MIGHT MORE COLLEGES START TO ANNOUNCE THAT THEY ARE GOING TEST-OPTIONAL FOR THE ADMISSION PROCESS FOR STUDENTS APPLYING FOR FALL 2021 AND SPRING 2022?
-- So much uncertainty surrounds the timetable of standardized testing due to the coronavirus that some colleges are looking to unhitch themselves from the SAT and ACT altogether for at least this admission cycle. Going test-optional means that the admission cycle is no longer contingent upon the availability of the SAT and ACT to students in an even and timely manner.
-- What most people don’t understand is how small a role the SAT and ACT already play in the admission process for mid-sized and small colleges (all the Ivies, Catholic colleges, and other private colleges in the US). The SAT and ACT are used more as an initial cut line than actual criteria during the consideration process. The holistic approach employed by essentially all colleges that are approximately 5000 undergraduate students and under does not return to the SAT or ACT after the applicant has cleared that first cut. Although the high school GPA is the most important number in the application, admissions for the private colleges in America is not a numbers game. It is a balanced consideration of the identity and mental workings of applicants and the breadth of the ripples they have made and will continue to make in the communities they belong to. It is for this reason that 15% of American colleges had gone Test Optional before the coronavirus. If colleges are small enough to have the manpower in admissions to evaluate applicants in a holistic vs algorithmic way, they will be the most likely to take the step to leave ACT and SAT numbers out for this admission cycle, as Boston University has recently decided to do, or for a multiple year trial, as Tufts recently announced.

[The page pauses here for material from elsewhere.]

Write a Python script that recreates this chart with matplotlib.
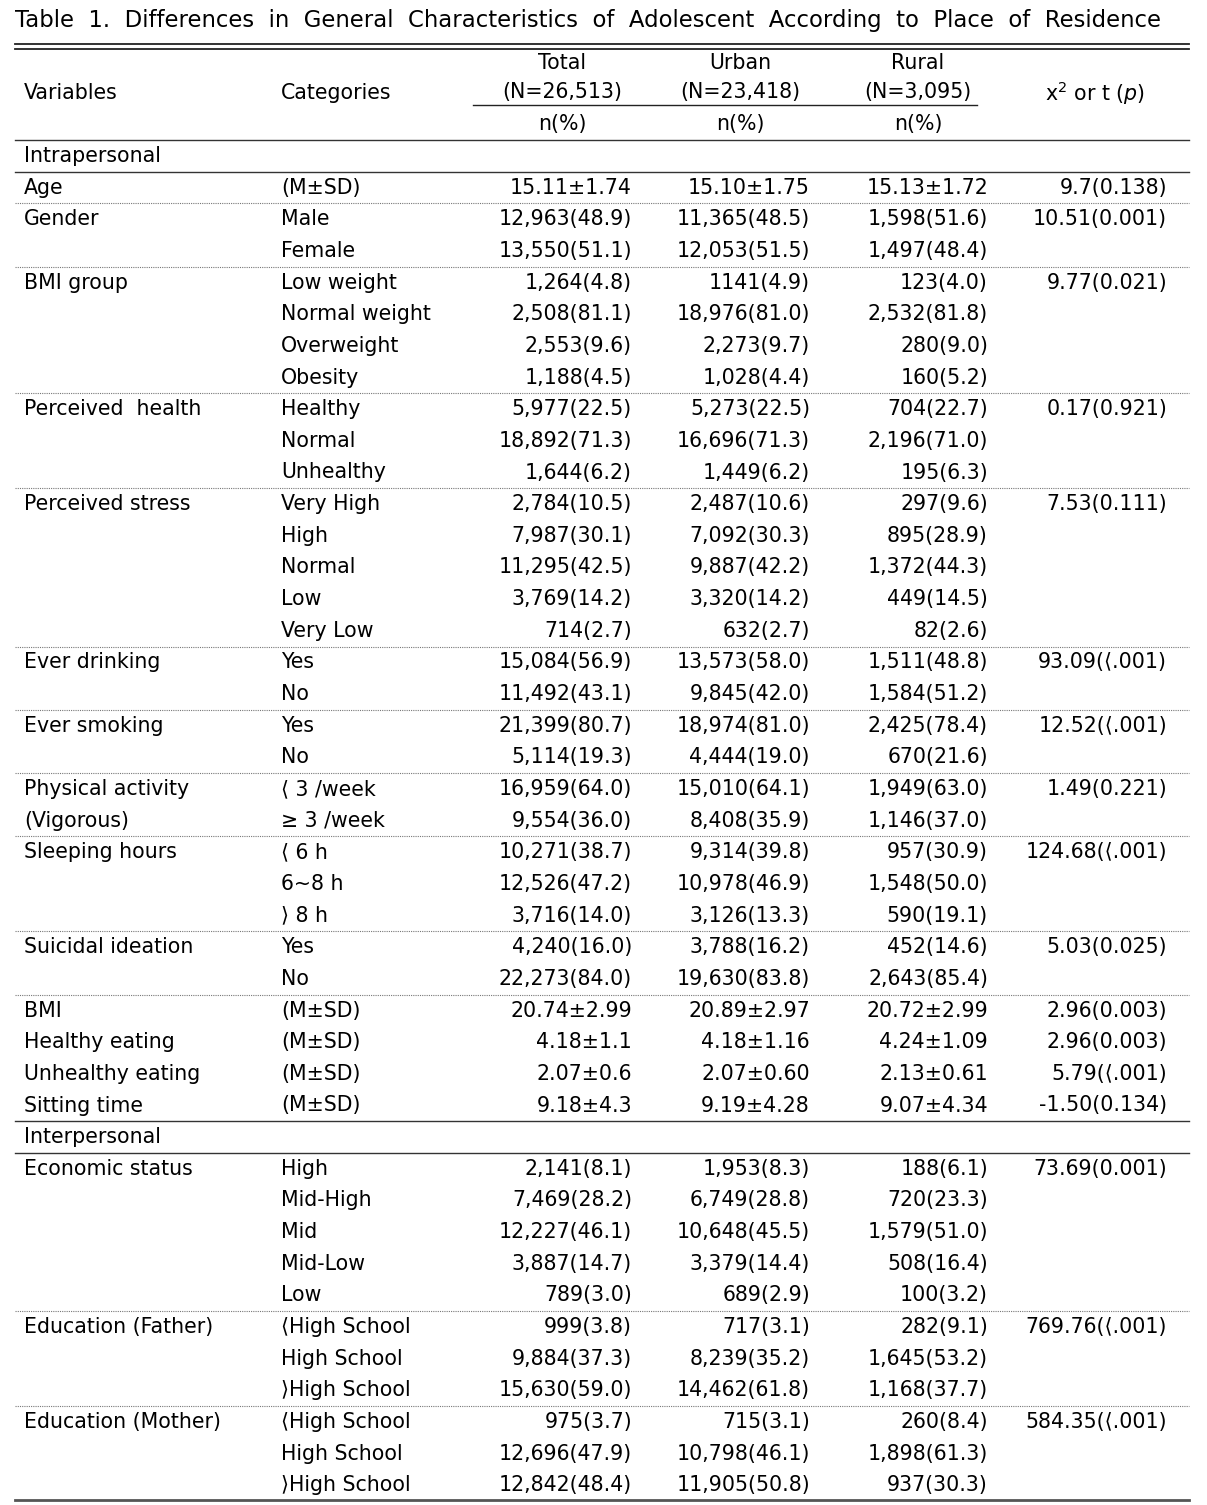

SHOULD HIGH SCHOOL JUNIORS STILL PLAN TO TAKE THE TEST?
-- In college consulting speak, “Optional” means “Your competition did it.” For this reason, we are advising our students to prep and achieve their career highs on SAT and ACT regardless of colleges going test-optional so that they have yet another way to demonstrate their prowess outside the bounds of their high schools, in the national arena. Advice on this will change in future years if most colleges shift to and stick with Test Optional. If Test Optional becomes the Status Quo then it will follow that the SAT will be taken by a much smaller, more competitive sampling of students which will skew the percentages and curves on the test, and so experts may advise an ever-shrinking profile of students to take the SAT, similar to what they do with the Math Level 2 SAT Subject Test on which an 800 out of 800 is only the 78th percentile (22% of test takers tie with perfect scores.)
WHAT IS THE BEST WAY TO NAVIGATE VIRTUAL LEARNING?
-- Possible elimination of the SAT and ACT from the admission process will increase the emphasis on the already important GPA. The College Board has already released word that AP testing will proceed this spring with testing administered to students at home. This means that although the schools are rightly pushing the happy, positive message that we are taking it one day at a time and just do your best with remote learning, juniors are going to have to get out the hustle, and rise to the challenge of maintaining a high-level of learning from home with little support. The experts' advice: Don’t slack; you still need your AP exams to be great; and your GPA is more important than ever.